--- Information given ---

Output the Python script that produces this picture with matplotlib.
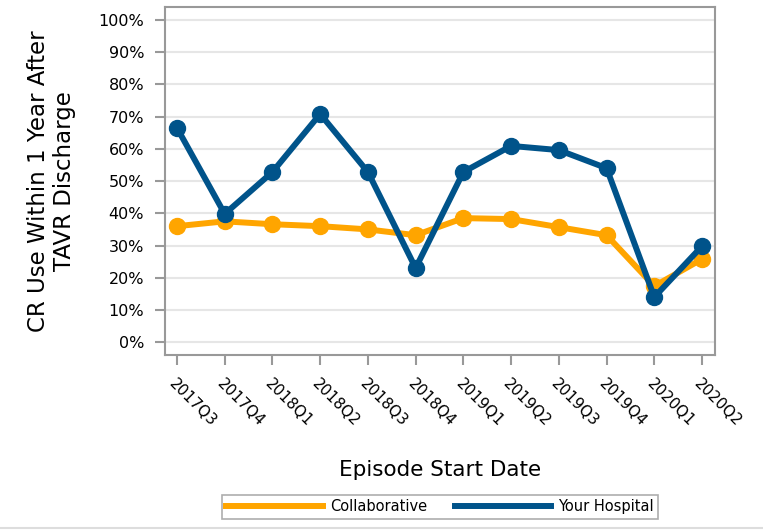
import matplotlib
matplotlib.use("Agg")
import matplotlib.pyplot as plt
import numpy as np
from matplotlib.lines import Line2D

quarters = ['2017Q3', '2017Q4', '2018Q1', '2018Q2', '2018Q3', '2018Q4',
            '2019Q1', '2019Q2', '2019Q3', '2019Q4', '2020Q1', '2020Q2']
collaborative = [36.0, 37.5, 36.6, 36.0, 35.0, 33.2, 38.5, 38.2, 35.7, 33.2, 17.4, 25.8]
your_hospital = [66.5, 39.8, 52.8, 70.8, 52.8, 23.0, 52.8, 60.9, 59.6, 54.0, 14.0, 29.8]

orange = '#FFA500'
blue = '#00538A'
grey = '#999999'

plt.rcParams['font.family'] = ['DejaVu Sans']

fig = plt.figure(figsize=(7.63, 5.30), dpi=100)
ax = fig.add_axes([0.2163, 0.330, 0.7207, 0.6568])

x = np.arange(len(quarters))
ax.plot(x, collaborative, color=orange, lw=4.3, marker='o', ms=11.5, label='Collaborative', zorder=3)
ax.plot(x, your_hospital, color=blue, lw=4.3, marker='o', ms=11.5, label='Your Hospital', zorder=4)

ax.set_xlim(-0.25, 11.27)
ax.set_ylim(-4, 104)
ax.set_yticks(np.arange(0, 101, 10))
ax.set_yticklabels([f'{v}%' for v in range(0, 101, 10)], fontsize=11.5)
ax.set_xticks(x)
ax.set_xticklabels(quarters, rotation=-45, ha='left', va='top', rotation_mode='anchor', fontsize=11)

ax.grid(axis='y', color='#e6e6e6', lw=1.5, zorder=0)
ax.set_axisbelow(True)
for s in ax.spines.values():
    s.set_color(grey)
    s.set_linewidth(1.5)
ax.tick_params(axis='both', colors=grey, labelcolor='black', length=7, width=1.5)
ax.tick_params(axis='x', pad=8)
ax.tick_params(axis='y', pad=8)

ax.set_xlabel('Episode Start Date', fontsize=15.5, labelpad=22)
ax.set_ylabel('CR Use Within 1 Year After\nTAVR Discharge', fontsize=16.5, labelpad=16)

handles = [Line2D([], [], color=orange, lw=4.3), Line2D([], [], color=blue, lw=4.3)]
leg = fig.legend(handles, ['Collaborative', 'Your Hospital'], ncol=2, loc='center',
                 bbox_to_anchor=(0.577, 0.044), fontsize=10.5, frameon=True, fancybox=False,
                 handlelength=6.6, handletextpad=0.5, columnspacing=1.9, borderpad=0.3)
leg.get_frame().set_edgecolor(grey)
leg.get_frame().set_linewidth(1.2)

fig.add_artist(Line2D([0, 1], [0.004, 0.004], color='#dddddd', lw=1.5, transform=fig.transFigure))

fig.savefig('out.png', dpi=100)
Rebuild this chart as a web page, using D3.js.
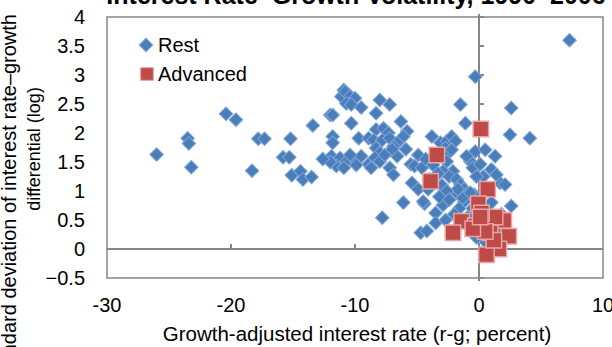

---

■ **Aim of the exercise**: Output all of the data exactly as it stands, minus any images.

■ **Exercise answer**:
Output the Python script that produces this picture with matplotlib.
import matplotlib
matplotlib.use("Agg")
import matplotlib.pyplot as plt
import numpy as np
from matplotlib.lines import Line2D

quarters = ['2017Q3', '2017Q4', '2018Q1', '2018Q2', '2018Q3', '2018Q4',
            '2019Q1', '2019Q2', '2019Q3', '2019Q4', '2020Q1', '2020Q2']
collaborative = [36.0, 37.5, 36.6, 36.0, 35.0, 33.2, 38.5, 38.2, 35.7, 33.2, 17.4, 25.8]
your_hospital = [66.5, 39.8, 52.8, 70.8, 52.8, 23.0, 52.8, 60.9, 59.6, 54.0, 14.0, 29.8]

orange = '#FFA500'
blue = '#00538A'
grey = '#999999'

plt.rcParams['font.family'] = ['DejaVu Sans']

fig = plt.figure(figsize=(7.63, 5.30), dpi=100)
ax = fig.add_axes([0.2163, 0.330, 0.7207, 0.6568])

x = np.arange(len(quarters))
ax.plot(x, collaborative, color=orange, lw=4.3, marker='o', ms=11.5, label='Collaborative', zorder=3)
ax.plot(x, your_hospital, color=blue, lw=4.3, marker='o', ms=11.5, label='Your Hospital', zorder=4)

ax.set_xlim(-0.25, 11.27)
ax.set_ylim(-4, 104)
ax.set_yticks(np.arange(0, 101, 10))
ax.set_yticklabels([f'{v}%' for v in range(0, 101, 10)], fontsize=11.5)
ax.set_xticks(x)
ax.set_xticklabels(quarters, rotation=-45, ha='left', va='top', rotation_mode='anchor', fontsize=11)

ax.grid(axis='y', color='#e6e6e6', lw=1.5, zorder=0)
ax.set_axisbelow(True)
for s in ax.spines.values():
    s.set_color(grey)
    s.set_linewidth(1.5)
ax.tick_params(axis='both', colors=grey, labelcolor='black', length=7, width=1.5)
ax.tick_params(axis='x', pad=8)
ax.tick_params(axis='y', pad=8)

ax.set_xlabel('Episode Start Date', fontsize=15.5, labelpad=22)
ax.set_ylabel('CR Use Within 1 Year After\nTAVR Discharge', fontsize=16.5, labelpad=16)

handles = [Line2D([], [], color=orange, lw=4.3), Line2D([], [], color=blue, lw=4.3)]
leg = fig.legend(handles, ['Collaborative', 'Your Hospital'], ncol=2, loc='center',
                 bbox_to_anchor=(0.577, 0.044), fontsize=10.5, frameon=True, fancybox=False,
                 handlelength=6.6, handletextpad=0.5, columnspacing=1.9, borderpad=0.3)
leg.get_frame().set_edgecolor(grey)
leg.get_frame().set_linewidth(1.2)

fig.add_artist(Line2D([0, 1], [0.004, 0.004], color='#dddddd', lw=1.5, transform=fig.transFigure))

fig.savefig('out.png', dpi=100)
Rebuild this chart as a web page, using D3.js.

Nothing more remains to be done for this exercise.